Task details - Do not include the pictures; repeat the rest of the data exactly.

Material provided -
◆ ◆ ◆ ◆ ◆ ◆ ◆
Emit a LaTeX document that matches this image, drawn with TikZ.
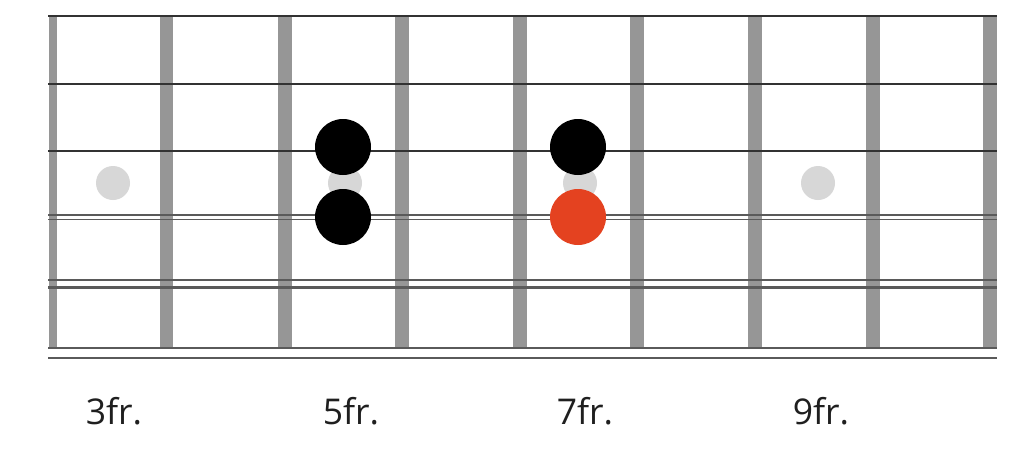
\documentclass[tikz,border=0pt]{standalone}
\usepackage{fontspec}
\setmainfont{Open Sans}
\definecolor{fretgray}{RGB}{150,150,150}
\definecolor{strdark}{RGB}{50,50,50}
\definecolor{strgray}{RGB}{90,90,90}
\definecolor{inlay}{RGB}{215,215,215}
\definecolor{rootred}{RGB}{228,66,32}
\begin{document}
\begin{tikzpicture}[x=1pt,y=-1pt,
  fretbar/.style={fill=fretgray,draw=none},
  plainstr/.style={draw=strdark,line width=2.2pt},
  woundstr/.style={draw=strgray,line width=2.4pt},
  inlaydot/.style={circle,fill=inlay,draw=none,minimum size=34pt,inner sep=0pt},
  notedot/.style={circle,fill=black,draw=none,minimum size=56pt,inner sep=0pt},
  rootdot/.style={circle,fill=rootred,draw=none,minimum size=56pt,inner sep=0pt},
  frlabel/.style={font=\fontsize{35.5}{40}\selectfont,text=black!88,inner sep=0pt}]
\useasboundingbox[fill=white] (0,0) rectangle (1024,463);
% fret bars
\fill[fretgray] (49,16) rectangle (56.5,348);
\foreach \x in {166.5,285,402,520,637,755,873,990}{
  \fill[fretgray] (\x-6.8,16) rectangle (\x+6.8,348);
}
% inlay dots
\node[inlaydot] (i3) at (113,183) {};
\node[inlaydot] (i5) at (345,183) {};
\node[inlaydot] (i7) at (580,183) {};
\node[inlaydot] (i9) at (818,183) {};
% strings
\draw[plainstr] (48,16) -- (997,16);
\draw[plainstr] (48,84) -- (997,84);
\draw[plainstr] (48,151) -- (997,151);
\draw[woundstr,line width=1.9pt] (48,215) -- (997,215);
\draw[woundstr,line width=1.9pt] (48,219.5) -- (997,219.5);
\draw[woundstr] (48,280) -- (997,280);
\draw[woundstr] (48,287.5) -- (997,287.5);
\draw[woundstr] (48,348) -- (997,348);
\draw[woundstr] (48,358) -- (997,358);
% notes
\node[notedot] (n1) at (343,147) {};
\node[notedot] (n2) at (343,217) {};
\node[notedot] (n3) at (578,147) {};
\node[rootdot] (n4) at (578,217) {};
% labels
\node[frlabel] (l3) at (114,411) {3fr.};
\node[frlabel] (l5) at (351,411) {5fr.};
\node[frlabel] (l7) at (585,411) {7fr.};
\node[frlabel] (l9) at (821,411) {9fr.};
\end{tikzpicture}
\end{document}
◆ ◆ ◆ ◆ ◆ ◆ ◆
Solution for this task -
Emit a LaTeX document that matches this image, drawn with TikZ.
\documentclass[tikz,border=0pt]{standalone}
\usepackage{fontspec}
\setmainfont{Open Sans}
\definecolor{fretgray}{RGB}{150,150,150}
\definecolor{strdark}{RGB}{50,50,50}
\definecolor{strgray}{RGB}{90,90,90}
\definecolor{inlay}{RGB}{215,215,215}
\definecolor{rootred}{RGB}{228,66,32}
\begin{document}
\begin{tikzpicture}[x=1pt,y=-1pt,
  fretbar/.style={fill=fretgray,draw=none},
  plainstr/.style={draw=strdark,line width=2.2pt},
  woundstr/.style={draw=strgray,line width=2.4pt},
  inlaydot/.style={circle,fill=inlay,draw=none,minimum size=34pt,inner sep=0pt},
  notedot/.style={circle,fill=black,draw=none,minimum size=56pt,inner sep=0pt},
  rootdot/.style={circle,fill=rootred,draw=none,minimum size=56pt,inner sep=0pt},
  frlabel/.style={font=\fontsize{35.5}{40}\selectfont,text=black!88,inner sep=0pt}]
\useasboundingbox[fill=white] (0,0) rectangle (1024,463);
% fret bars
\fill[fretgray] (49,16) rectangle (56.5,348);
\foreach \x in {166.5,285,402,520,637,755,873,990}{
  \fill[fretgray] (\x-6.8,16) rectangle (\x+6.8,348);
}
% inlay dots
\node[inlaydot] (i3) at (113,183) {};
\node[inlaydot] (i5) at (345,183) {};
\node[inlaydot] (i7) at (580,183) {};
\node[inlaydot] (i9) at (818,183) {};
% strings
\draw[plainstr] (48,16) -- (997,16);
\draw[plainstr] (48,84) -- (997,84);
\draw[plainstr] (48,151) -- (997,151);
\draw[woundstr,line width=1.9pt] (48,215) -- (997,215);
\draw[woundstr,line width=1.9pt] (48,219.5) -- (997,219.5);
\draw[woundstr] (48,280) -- (997,280);
\draw[woundstr] (48,287.5) -- (997,287.5);
\draw[woundstr] (48,348) -- (997,348);
\draw[woundstr] (48,358) -- (997,358);
% notes
\node[notedot] (n1) at (343,147) {};
\node[notedot] (n2) at (343,217) {};
\node[notedot] (n3) at (578,147) {};
\node[rootdot] (n4) at (578,217) {};
% labels
\node[frlabel] (l3) at (114,411) {3fr.};
\node[frlabel] (l5) at (351,411) {5fr.};
\node[frlabel] (l7) at (585,411) {7fr.};
\node[frlabel] (l9) at (821,411) {9fr.};
\end{tikzpicture}
\end{document}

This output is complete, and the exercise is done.